This one limerick truly sums up the magic of this book. M J Akbar’s prose in normal times is lyrical. That’s a gift the Gods have bestowed on him. In Doolally Sahib, it is a melange of flavours that is overpowering — one portion prose, one portion wit and one portion history with every dot connected and telling you how awful the Brits were to the natives!
Akbar must write a book on how he manages to dig out all the facts that he does. Right from India-the Siege Within, Akbar has enthralled one with his rare ability to create literary shawarma of facts, events, incidents and people and pack it together so tightly and seamlessly that one keeps asking for more.Doolally is in the same class.
What makes this book unique is the subject — the British and the natives. This is hugely different to the sort of subjects that Akbar has dealt with in the past — Pakistan, riots, Nehru, Gandhi, Jinnah, Jehad and a masterful brooding personal history, Blood Brothers. But I have a strong sense that Dollaly Sahib will in the years to come be a reference to British in India in a fashion similar to Charles Allen’s classic — Plain Tales from the Raj. If Allen is all sepia, fondant and marshmallow, Akbar is pungent, sharp and astringent. The characters stay with you long long long after you have put the book down.

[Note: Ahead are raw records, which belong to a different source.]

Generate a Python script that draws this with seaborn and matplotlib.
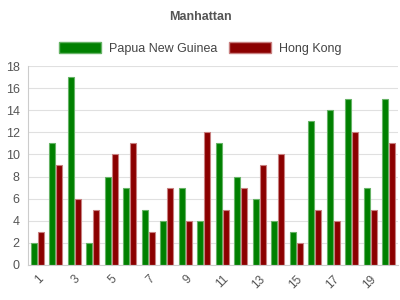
import matplotlib
matplotlib.use("Agg")
import matplotlib.pyplot as plt
import seaborn as sns
import pandas as pd
from matplotlib.patches import Patch

categories = [str(i) for i in range(1, 21)]
papua = [2, 11, 17, 2, 8, 7, 5, 4, 7, 4, 11, 8, 6, 4, 3, 13, 14, 15, 7, 15]
hongkong = [3, 9, 6, 5, 10, 11, 3, 7, 4, 12, 5, 7, 9, 10, 2, 5, 4, 12, 5, 11]
series = ["Papua New Guinea", "Hong Kong"]
colors = ["#008000", "#8b0000"]
edges = ["#66b366", "#c88080"]

df = pd.DataFrame({
    "cat": categories * 2,
    "value": papua + hongkong,
    "series": [series[0]] * 20 + [series[1]] * 20,
})

sns.set_style("white")
plt.rcParams['font.family'] = ['Liberation Sans', 'DejaVu Sans']
fig = plt.figure(figsize=(4, 3), dpi=100)
ax = fig.add_axes([0.07, 0.117, 0.925, 0.663])
sns.barplot(data=df, x="cat", y="value", hue="series", palette=colors,
            ax=ax, width=0.72, gap=0.1, legend=False, saturation=1)
for i, cont in enumerate(ax.containers):
    for p in cont:
        p.set_edgecolor(edges[i])
        p.set_linewidth(0.8)

ax.set_ylim(0, 18)
ax.set_yticks(range(0, 19, 2))
ax.grid(axis="y", color="#e0e0e0", linewidth=0.8)
ax.set_axisbelow(True)
ax.set_xlim(-0.5, 19.5)
ax.set_xticks(range(0, 20, 2))
ax.set_xticklabels(categories[::2], rotation=45, ha="right", rotation_mode="anchor",
                   fontsize=8.5, color="#555555")
ax.tick_params(axis="x", length=0, pad=6)
ax.set_xticks([i for i in range(1, 20, 2)], minor=True)
ax.tick_params(axis="x", which="minor", length=5, color="#cccccc")
ax.tick_params(axis="y", labelsize=9, labelcolor="#555555", length=4, color="#cccccc", pad=2)
ax.set_xlabel("")
ax.set_ylabel("")
for s in ["top", "right"]:
    ax.spines[s].set_visible(False)
ax.spines["left"].set_color("#cccccc")
ax.spines["bottom"].set_color("#cccccc")

fig.text(0.5, 0.945, "Manhattan", ha="center", va="center", fontsize=9,
         fontweight="bold", color="#555555")
handles = [Patch(facecolor=colors[i], edgecolor=edges[i], label=series[i]) for i in range(2)]
fig.legend(handles=handles, loc="center", bbox_to_anchor=(0.5, 0.838), ncol=2,
           frameon=False, fontsize=9, handlelength=3.4, handleheight=1.0,
           columnspacing=0.9, handletextpad=0.6, labelcolor="#444444")

fig.savefig("out.png", dpi=100)
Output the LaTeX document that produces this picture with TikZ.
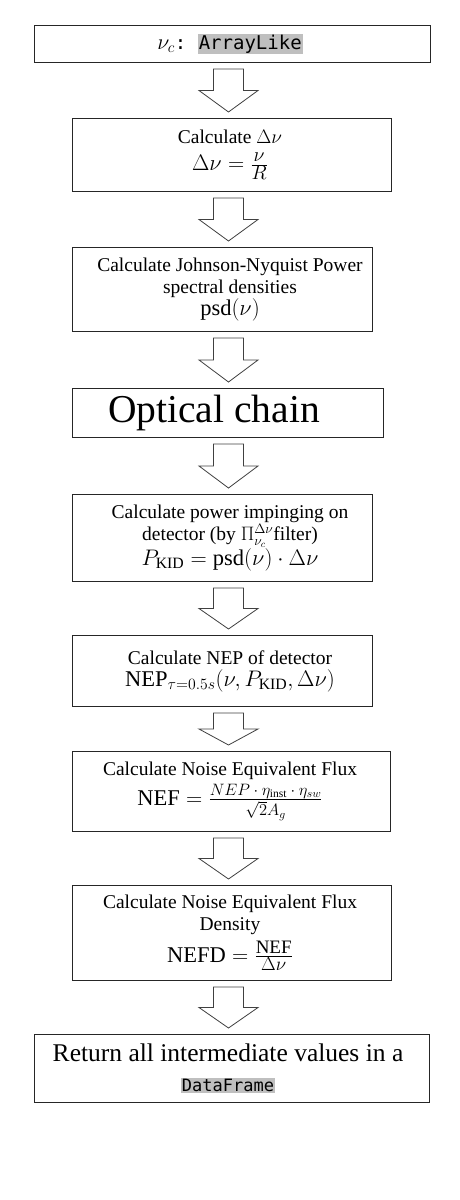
\documentclass[tikz,border=0pt]{standalone}
\usepackage{fix-cm}
\usepackage{amsmath}
\usepackage{fontspec}
\setmainfont{Liberation Serif}
\setmonofont{DejaVu Sans Mono}
\usepackage{tikz}
\usetikzlibrary{calc}

\definecolor{hlgray}{RGB}{191,191,191}
\newcommand{\hl}[1]{{\setlength{\fboxsep}{1pt}\colorbox{hlgray}{\texttt{#1}}}}
\newcommand{\txtsize}{\fontsize{19.5}{22}\selectfont}
\newcommand{\eqsize}{\fontsize{22.5}{27}\selectfont}
\newcommand{\optsize}{\fontsize{39.5}{44}\selectfont}
\newcommand{\retsize}{\fontsize{25.5}{30}\selectfont}
% fraction with numerator and denominator at a given size
\newcommand{\sfrac}[3]{\frac{\text{\fontsize{#1}{#1}\selectfont$#2$}}{\text{\fontsize{#1}{#1}\selectfont$#3$}}}

\def\ax{228.5pt}
\def\sw{15pt}
\def\hw{29.5pt}
\newcommand{\blockarrow}[2]{%
  \draw[blockarrow] let \p1=(#1.south), \p2=(#2.north), \n1={(\y1+\y2)/2} in
    ({\ax-\sw},{\y1-6pt}) -- ({\ax+\sw},{\y1-6pt}) -- ({\ax+\sw},\n1) -- ({\ax+\hw},\n1)
    -- (\ax,{\y2+6pt}) -- ({\ax-\hw},\n1) -- ({\ax-\sw},\n1) -- cycle;}

\tikzset{
  box/.style={draw=black!85, line width=1pt, anchor=north west, inner sep=0pt},
  txt/.style={align=center, inner sep=0pt, font=\txtsize},
  blockarrow/.style={draw=black!75, line width=0.8pt, line join=miter, fill=white}
}

\begin{document}
\begin{tikzpicture}[x=1pt, y=-1pt]
	\useasboundingbox (0,0) rectangle (460,1200);
	\coordinate (col) at (230,0);

	\node[box, minimum width=396pt, minimum height=37pt] (in) at (34,25) {};
	\node[box, minimum width=319pt, minimum height=73pt] (dnu) at (72,118) {};
	\node[box, minimum width=300pt, minimum height=84pt] (psd) at (72,247) {};
	\node[box, minimum width=311pt, minimum height=49pt] (opt) at (72,388) {};
	\node[box, minimum width=300pt, minimum height=87pt] (pkid) at (72,494) {};
	\node[box, minimum width=300pt, minimum height=71pt] (nep) at (72,635) {};
	\node[box, minimum width=318pt, minimum height=80pt] (nef) at (72,751) {};
	\node[box, minimum width=319pt, minimum height=95pt] (nefd) at (72,885) {};
	\node[box, minimum width=395pt, minimum height=68pt] (out) at (34,1034) {};

	\node[txt, font=\fontsize{19}{24}\selectfont] (in-t) at (in.center -| col)
		{{\fontsize{22}{24}\selectfont$\nu_c$}\texttt{: }\hl{ArrayLike}};
	\node[txt] (dnu-t) at (dnu.center -| col)
		{Calculate $\Delta\nu$\\[5pt] {\eqsize $\Delta\nu = \sfrac{20}{\nu}{R}$}};
	\node[txt] (psd-t) at (psd.center -| col)
		{Calculate Johnson-Nyquist Power\\ spectral densities\\ {\eqsize $\text{psd}(\nu)$}};
	\node[txt, font=\optsize, xshift=-16pt] (opt-t) at (opt.center -| col)
		{Optical chain};
	\node[txt] (pkid-t) at (pkid.center -| col)
		{Calculate power impinging on\\ detector (by $\Pi_{\nu_c}^{\Delta\nu}$filter)\\
		 {\eqsize $P_{\text{KID}} = \text{psd}(\nu)\cdot\Delta\nu$}};
	\node[txt] (nep-t) at (nep.center -| col)
		{Calculate NEP of detector\\ {\eqsize $\text{NEP}_{\tau=0.5s}(\nu, P_{\text{KID}}, \Delta\nu)$}};
	\node[txt] (nef-t) at (nef.center -| col)
		{Calculate Noise Equivalent Flux\\[3pt]
		 {\eqsize $\text{NEF} = \sfrac{16.5}{NEP\cdot\eta_{\text{inst}}\cdot\eta_{sw}}{\sqrt{2}A_g}$}};
	\node[txt] (nefd-t) at (nefd.center -| col)
		{Calculate Noise Equivalent Flux\\ Density\\[5pt]
		 {\eqsize $\text{NEFD} = \sfrac{19}{\text{NEF}}{\Delta\nu}$}};
	\node[txt, font=\retsize, xshift=-2pt] (out-t) at (out.center -| col)
		{Return all intermediate values in a\\ {\fontsize{17}{20}\selectfont\hl{DataFrame}}};

	\blockarrow{in}{dnu}
	\blockarrow{dnu}{psd}
	\blockarrow{psd}{opt}
	\blockarrow{opt}{pkid}
	\blockarrow{pkid}{nep}
	\blockarrow{nep}{nef}
	\blockarrow{nef}{nefd}
	\blockarrow{nefd}{out}
\end{tikzpicture}
\end{document}
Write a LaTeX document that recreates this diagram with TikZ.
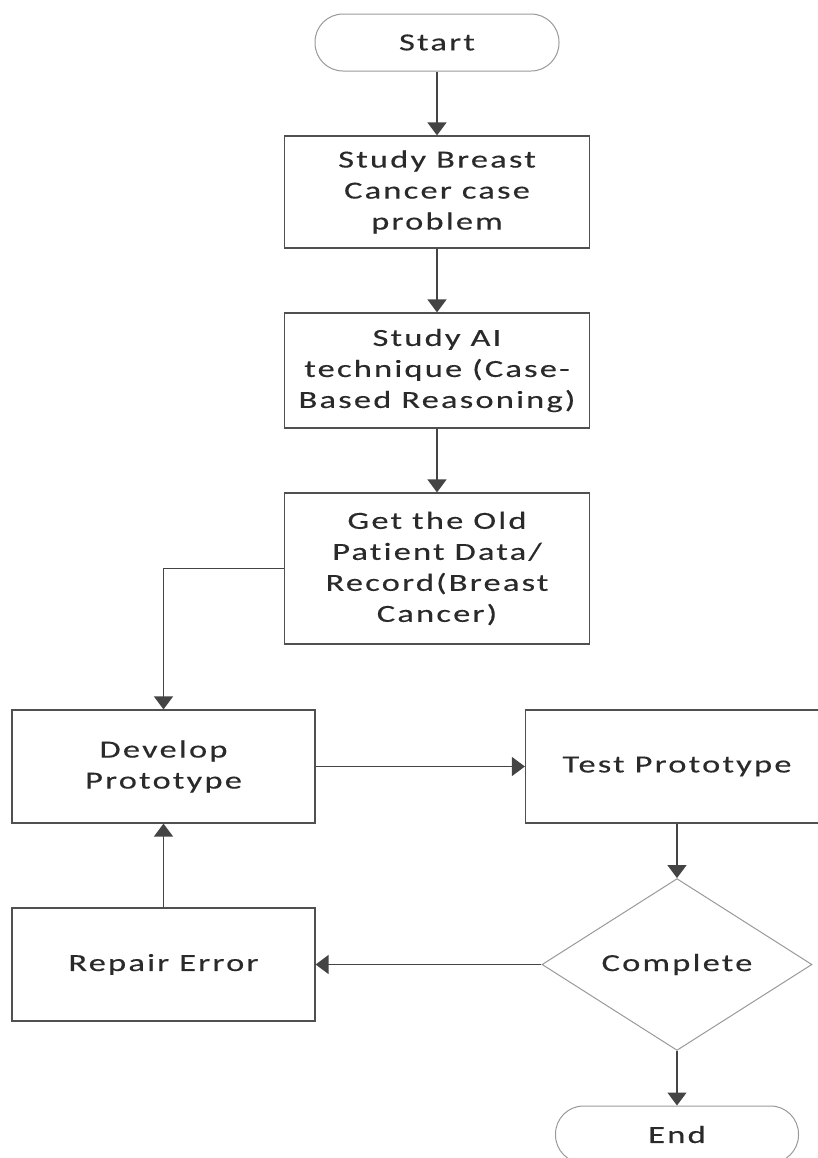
\documentclass[tikz,border=0pt]{standalone}
\usepackage{fontspec}
\setmainfont{Carlito}[FakeStretch=1.4,LetterSpace=9,FakeBold=0.3,Ligatures=NoCommon]
\usetikzlibrary{shapes.geometric,arrows.meta}
\definecolor{linegray}{HTML}{444444}
\definecolor{boxgray}{HTML}{505050}
\definecolor{softgray}{HTML}{999999}
\definecolor{textgray}{HTML}{2A2A2A}

\begin{document}
\begin{tikzpicture}[x=0.5pt,y=-0.5pt, >={Triangle[width=9.5pt,length=6.5pt]},
  every node/.style={font=\fontsize{12.3}{15.5}\selectfont, text=textgray, align=center},
  process/.style={rectangle, draw=boxgray, line width=0.6pt, inner sep=2pt, minimum width=151.5pt, minimum height=56.5pt},
  terminal/.style={rectangle, rounded corners=14pt, draw=softgray, line width=0.5pt, minimum width=122pt, minimum height=28.5pt},
  decision/.style={diamond, draw=softgray, line width=0.5pt, inner sep=0pt, minimum width=135pt, minimum height=56.5pt},
  flow/.style={->, draw=linegray, line width=0.65pt}]
\useasboundingbox (0,0) rectangle (818,1158);
\node (start) at (437,42.5) [terminal] {Start};
\node (study) at (437,192) [process, minimum width=152.5pt, minimum height=56pt] {Study Breast\\Cancer case\\problem};
\node (cbr) at (437,370.5) [process, minimum width=152.5pt, minimum height=57.5pt] {Study AI\\technique (Case-\\Based Reasoning)};
\node (data) at (437,568.5) [process, minimum width=152.5pt, minimum height=75.5pt] {Get the Old\\Patient Data/\\Record(Breast\\Cancer)};
\node (develop) at (163.5,766.5) [process] {Develop\\Prototype};
\node (test) at (677,766.5) [process] {Test Prototype};
\node (check) at (677,964.5) [decision] {Complete};
\node (repair) at (163.5,964.5) [process] {Repair Error};
\node (stop) at (677,1134.5) [terminal, minimum width=121.5pt] {End};
\draw[flow] (start) -- (study);
\draw[flow] (study) -- (cbr);
\draw[flow] (cbr) -- (data);
\draw[flow] (data.west) -| (develop.north);
\draw[flow] (develop) -- (test);
\draw[flow] (test) -- (check);
\draw[flow] (check) -- (repair);
\draw[flow] (repair) -- (develop);
\draw[flow] (check) -- (stop);
\end{tikzpicture}
\end{document}
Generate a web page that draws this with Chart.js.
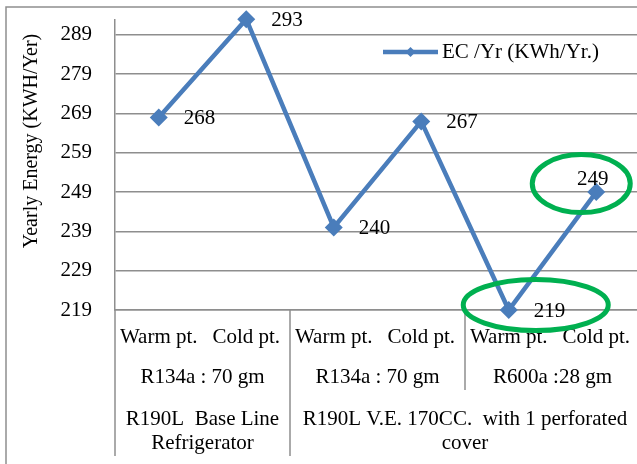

One just has to go through the bibliography to realise the enormous amount of reading and researching that Akbar has done to put this book together. Based on scores of correspondence, books, the musings of the high and mighty governor Saab and the steel frame of the raj that included the clergy. Of course, there are references from innumerable publications of that era.
At the core, the documentation and reference are from the Raj, but the natives find representation to help diffuse the bias and put things in real perspective. Sumanta Banerjee, Bavanicharan Bandopadhyay, Pramod Nayar, Mushirul Hasan, Bidisha Chakraborthy, Sarmishta De and Pramila Sharma are some of those whose works find mention in this volume. They more than makeup for the leanings of the Raj.
There is a fantastic para that is pure gold dust: “Writers like Bhavanicharan Bandopadhyay caricatured this kind of babu for sacrificing its roots at the altar of Kamala, the goddess of material comforts. In his novel, Naba Babu Bilas, a toady tells his master that it would require success in four ps and four khs — pasha (dice), paira (pigeon fights), paradar (adultery), poshak (dress), Khushi (pleasure, khanki (prostitute), khana (feasts) and khairat (charity).’’ And ‘babu’? Here is Sumanta Banerjee with a definition for the ages: “The word Babu, popular in the 19th century Bengali discourse was a catch-all term that embraced respectable dignitaries… From one end of the contemporary Bengali social hierarchy to the members of that society’s Parvenu and their spoilt sons who occupied the other end, dissipating their wealth on drinking, whoring and other amusements.’’
It is Akbar’s dexterity with words that adds to the gloss. Here is one lovely example: A phal-Phool (fruit flower) rule became the new law; officials could accept gifts of only fruit or flowers placed on trays known as dollies which came around at Christmas. One army officer, John Morris ( a member of the Everest expedition in 1922 in 1936) got a cauliflower on Christmas Day from the contractor who supplied food to the troops. It was a very special cauliflower since a gold sovereign popped out of it.’’
By the way who on earth was Doolally Sahib? Doolally “derives from Deolali transit Camp situated in Nasik about 100 miles from Mumbai’’ where the British soldiers were in waiting to take a ship home. Few of them “married an Indian paramour’’ for they’’ wanted the comforts of Betrothal without the’ plague’ of marriage’’ And before they departed, there would be a parade in honour of the soldiers with beer, whisky and music. “The band played Rolling home a dear old Blighty as soldiers marched to the railway station. From the Indian side of the pageantry a wail would be heard, the cry of abandoned girlfriends and their parents’’ And it is then that the Doolally Sahib cry breaks out with the father cursing the departing soldier and hoping they sink to the bottom of the pani (sea).
Interestingly Akbar found the reference to Doolally Sahib in Charles Allen’s Plain Tales from the Raj. This 359-page hardcover is an absolute page-turner. what makes it exceptional is not just the research and the reference and the quotes but Akbar’s ability to create a tapestry that arches through 200-250 years of colonial history, the independence movement, the babu phenomena, the creation of the great East India Company and the Indian Steel Frame and the Brits became the white brahmins and the natives or at least some of them became black zamindars. To end, here is a quote from Robert Ivermee (Hooghly: the global history of a river) on the magic of bhang: “The majority became merry, but one of them sat on the floor and wept all afternoon; another stuck his head into a large jar and kept it there for more than four hours; four or five began complimenting one another till they turned into emperors; one had a serious fight with a wooden pillar until the skin of his knuckles wore out and two sweated for three hours till they were nearly dehydrated.”
It’s a book for one’s library, for gifting and for a languorous evening of high spirits with the lament of Doolally Sahib ringing in your ears as you turn the pages.